## WRITTEN TASK
Starting at the line with "Give me the matplotlib source for this chart." and stopping at the line with "plt.rcParams['font.family'] = ['Lato', 'DejaVu", repeat each line exactly. Include both and omit the rest.

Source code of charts

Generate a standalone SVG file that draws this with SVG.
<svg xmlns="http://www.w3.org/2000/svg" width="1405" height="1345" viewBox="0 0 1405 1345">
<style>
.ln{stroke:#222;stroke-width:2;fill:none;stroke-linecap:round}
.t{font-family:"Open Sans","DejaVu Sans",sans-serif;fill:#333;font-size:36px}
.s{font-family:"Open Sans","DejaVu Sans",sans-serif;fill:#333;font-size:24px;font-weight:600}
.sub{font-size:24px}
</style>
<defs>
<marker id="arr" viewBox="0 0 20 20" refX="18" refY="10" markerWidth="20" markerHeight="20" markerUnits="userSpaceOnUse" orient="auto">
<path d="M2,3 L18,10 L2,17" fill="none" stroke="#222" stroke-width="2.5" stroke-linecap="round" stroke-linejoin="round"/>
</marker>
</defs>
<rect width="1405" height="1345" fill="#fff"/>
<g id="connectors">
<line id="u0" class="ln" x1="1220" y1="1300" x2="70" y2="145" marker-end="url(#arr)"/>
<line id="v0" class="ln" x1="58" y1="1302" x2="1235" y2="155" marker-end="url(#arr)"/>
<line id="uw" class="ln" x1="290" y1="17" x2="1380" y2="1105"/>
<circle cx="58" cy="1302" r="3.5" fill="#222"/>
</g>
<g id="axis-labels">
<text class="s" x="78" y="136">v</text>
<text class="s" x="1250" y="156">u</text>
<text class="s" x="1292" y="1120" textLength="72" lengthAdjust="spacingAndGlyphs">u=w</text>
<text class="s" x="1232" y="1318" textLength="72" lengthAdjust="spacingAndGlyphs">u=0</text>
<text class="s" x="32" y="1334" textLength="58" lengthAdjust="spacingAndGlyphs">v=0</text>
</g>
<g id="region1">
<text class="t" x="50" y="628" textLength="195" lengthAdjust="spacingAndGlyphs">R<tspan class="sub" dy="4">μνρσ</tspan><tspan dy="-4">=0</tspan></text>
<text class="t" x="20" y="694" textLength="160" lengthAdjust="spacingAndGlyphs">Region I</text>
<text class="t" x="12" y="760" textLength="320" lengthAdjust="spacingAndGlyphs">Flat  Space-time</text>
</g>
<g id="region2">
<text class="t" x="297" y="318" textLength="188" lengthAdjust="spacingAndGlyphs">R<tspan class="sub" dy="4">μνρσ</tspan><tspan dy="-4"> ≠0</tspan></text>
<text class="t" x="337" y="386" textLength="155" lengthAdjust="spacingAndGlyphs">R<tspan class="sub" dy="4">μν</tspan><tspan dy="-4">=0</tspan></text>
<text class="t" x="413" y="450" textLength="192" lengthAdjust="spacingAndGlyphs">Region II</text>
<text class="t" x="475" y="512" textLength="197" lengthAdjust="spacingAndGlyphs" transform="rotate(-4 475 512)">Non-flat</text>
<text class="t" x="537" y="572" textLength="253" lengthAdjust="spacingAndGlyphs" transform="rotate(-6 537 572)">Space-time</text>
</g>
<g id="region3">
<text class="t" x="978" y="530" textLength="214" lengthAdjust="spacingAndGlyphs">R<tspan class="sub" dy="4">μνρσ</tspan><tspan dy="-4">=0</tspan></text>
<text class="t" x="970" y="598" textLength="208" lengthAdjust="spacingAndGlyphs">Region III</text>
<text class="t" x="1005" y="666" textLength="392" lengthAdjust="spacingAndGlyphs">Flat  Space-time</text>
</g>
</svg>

--

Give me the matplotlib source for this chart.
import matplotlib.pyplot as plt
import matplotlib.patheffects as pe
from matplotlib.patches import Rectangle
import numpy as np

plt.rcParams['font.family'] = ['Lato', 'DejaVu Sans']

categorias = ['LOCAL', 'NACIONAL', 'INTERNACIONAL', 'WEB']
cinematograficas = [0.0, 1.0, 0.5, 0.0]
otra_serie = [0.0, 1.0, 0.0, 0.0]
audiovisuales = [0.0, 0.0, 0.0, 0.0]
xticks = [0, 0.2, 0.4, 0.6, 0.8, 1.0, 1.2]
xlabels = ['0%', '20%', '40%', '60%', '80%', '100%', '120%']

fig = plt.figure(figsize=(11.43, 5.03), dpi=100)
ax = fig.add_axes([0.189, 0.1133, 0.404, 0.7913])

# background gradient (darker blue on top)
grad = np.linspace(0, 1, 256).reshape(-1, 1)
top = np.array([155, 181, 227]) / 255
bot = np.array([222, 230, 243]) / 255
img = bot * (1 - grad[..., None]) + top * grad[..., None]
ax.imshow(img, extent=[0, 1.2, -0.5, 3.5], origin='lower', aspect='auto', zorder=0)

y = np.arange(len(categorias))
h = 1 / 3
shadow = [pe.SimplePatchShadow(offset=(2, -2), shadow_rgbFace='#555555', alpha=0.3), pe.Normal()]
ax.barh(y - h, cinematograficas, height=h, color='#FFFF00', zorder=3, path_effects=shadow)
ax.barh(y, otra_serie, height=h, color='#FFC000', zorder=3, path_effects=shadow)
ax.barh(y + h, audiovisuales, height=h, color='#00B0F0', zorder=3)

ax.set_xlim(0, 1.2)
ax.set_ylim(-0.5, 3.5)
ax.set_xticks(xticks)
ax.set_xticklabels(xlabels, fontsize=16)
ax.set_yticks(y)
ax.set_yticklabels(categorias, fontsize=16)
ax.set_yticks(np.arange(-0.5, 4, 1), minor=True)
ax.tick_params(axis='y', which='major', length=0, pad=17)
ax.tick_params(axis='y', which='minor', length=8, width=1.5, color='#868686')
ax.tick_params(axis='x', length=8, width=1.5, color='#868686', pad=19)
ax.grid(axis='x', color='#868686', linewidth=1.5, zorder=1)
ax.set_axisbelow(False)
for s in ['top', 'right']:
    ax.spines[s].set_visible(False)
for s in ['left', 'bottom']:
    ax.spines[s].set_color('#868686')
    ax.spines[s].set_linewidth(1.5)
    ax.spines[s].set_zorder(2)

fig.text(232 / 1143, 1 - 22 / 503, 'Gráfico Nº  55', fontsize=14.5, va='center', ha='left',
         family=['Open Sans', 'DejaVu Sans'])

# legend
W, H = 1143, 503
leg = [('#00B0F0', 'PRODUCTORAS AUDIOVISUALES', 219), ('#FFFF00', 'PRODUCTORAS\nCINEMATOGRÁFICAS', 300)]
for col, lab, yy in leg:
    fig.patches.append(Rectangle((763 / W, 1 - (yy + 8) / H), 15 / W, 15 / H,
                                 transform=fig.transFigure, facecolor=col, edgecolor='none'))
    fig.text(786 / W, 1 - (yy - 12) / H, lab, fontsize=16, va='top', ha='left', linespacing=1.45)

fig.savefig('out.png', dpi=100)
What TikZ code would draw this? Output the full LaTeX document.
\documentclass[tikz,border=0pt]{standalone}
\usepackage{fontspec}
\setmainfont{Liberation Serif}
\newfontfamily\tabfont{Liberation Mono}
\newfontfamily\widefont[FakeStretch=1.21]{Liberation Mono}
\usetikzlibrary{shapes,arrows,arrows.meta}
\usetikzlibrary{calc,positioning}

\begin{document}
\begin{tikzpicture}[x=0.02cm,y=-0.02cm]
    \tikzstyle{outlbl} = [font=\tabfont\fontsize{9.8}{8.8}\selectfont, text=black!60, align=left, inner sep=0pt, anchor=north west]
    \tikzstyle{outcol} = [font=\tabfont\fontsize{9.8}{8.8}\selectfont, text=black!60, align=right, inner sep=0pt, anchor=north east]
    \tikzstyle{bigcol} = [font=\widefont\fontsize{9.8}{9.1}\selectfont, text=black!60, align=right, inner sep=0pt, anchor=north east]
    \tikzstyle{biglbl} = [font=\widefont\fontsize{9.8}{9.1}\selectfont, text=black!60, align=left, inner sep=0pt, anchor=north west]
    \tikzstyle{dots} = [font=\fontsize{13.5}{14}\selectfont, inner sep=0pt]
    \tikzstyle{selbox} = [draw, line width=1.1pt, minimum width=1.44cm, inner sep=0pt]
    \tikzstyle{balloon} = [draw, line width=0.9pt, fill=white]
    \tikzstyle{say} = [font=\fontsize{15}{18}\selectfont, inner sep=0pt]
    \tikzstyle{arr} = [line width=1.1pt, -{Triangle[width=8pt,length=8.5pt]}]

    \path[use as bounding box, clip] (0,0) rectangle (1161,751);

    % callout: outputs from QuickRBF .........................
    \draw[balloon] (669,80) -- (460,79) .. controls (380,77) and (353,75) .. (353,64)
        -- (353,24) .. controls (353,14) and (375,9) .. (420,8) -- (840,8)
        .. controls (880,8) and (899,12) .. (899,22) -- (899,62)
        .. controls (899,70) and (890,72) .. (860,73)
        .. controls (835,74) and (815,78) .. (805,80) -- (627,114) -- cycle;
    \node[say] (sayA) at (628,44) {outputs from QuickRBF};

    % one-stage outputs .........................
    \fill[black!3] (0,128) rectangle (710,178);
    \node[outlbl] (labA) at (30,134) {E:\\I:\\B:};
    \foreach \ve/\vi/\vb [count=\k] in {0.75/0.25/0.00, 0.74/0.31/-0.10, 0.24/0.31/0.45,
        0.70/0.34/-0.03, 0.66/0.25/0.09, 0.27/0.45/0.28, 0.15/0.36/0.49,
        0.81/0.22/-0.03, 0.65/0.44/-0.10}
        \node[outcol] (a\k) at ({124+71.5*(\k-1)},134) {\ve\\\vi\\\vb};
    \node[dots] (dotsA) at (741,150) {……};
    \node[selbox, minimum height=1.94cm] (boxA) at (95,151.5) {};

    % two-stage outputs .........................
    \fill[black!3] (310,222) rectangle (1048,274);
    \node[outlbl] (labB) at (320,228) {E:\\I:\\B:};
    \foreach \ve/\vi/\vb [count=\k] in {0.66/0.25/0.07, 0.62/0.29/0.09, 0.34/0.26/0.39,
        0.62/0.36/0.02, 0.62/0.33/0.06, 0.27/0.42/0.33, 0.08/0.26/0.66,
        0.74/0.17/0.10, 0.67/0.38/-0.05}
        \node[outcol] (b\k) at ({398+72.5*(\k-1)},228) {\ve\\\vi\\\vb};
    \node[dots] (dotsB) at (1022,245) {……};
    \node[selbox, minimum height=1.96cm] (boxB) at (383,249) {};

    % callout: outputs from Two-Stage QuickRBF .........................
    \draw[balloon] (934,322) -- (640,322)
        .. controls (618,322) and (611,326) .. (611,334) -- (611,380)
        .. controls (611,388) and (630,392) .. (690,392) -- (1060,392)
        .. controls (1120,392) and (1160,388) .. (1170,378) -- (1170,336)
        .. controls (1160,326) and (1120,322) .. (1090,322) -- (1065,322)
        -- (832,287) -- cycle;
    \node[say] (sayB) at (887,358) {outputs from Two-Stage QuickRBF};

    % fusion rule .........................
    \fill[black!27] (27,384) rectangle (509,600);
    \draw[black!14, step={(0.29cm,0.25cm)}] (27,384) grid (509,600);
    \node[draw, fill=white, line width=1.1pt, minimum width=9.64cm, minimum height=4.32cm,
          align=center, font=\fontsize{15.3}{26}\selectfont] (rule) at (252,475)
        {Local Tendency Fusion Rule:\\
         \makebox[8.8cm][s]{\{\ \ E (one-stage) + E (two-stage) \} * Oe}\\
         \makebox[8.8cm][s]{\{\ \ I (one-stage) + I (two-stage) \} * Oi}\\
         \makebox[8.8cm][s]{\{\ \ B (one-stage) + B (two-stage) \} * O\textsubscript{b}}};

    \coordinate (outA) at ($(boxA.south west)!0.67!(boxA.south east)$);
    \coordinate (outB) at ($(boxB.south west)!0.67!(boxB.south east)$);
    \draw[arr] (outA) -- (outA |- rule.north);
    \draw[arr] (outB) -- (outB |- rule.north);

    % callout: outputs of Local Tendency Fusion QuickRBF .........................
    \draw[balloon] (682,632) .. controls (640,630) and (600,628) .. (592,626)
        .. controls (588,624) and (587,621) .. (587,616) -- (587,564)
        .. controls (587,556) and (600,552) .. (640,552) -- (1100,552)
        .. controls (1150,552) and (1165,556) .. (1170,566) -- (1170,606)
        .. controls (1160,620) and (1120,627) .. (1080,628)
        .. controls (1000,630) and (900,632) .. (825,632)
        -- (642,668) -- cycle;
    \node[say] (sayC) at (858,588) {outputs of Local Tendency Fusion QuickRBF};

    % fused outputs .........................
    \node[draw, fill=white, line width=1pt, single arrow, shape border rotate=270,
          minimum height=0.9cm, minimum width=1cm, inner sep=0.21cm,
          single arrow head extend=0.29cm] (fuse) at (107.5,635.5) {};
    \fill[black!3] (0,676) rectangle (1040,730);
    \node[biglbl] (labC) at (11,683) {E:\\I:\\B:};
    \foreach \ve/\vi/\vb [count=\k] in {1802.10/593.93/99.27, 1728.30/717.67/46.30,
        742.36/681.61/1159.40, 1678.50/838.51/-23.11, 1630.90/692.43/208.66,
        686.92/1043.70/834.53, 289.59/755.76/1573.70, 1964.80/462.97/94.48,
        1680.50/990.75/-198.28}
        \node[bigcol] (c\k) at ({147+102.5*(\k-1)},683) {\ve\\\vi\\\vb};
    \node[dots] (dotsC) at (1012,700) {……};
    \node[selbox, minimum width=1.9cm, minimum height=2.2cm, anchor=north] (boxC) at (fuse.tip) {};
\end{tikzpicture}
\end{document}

## SOLUTION BELOW
Give me the matplotlib source for this chart.
import matplotlib.pyplot as plt
import matplotlib.patheffects as pe
from matplotlib.patches import Rectangle
import numpy as np

plt.rcParams['font.family'] = ['Lato', 'DejaVu Sans']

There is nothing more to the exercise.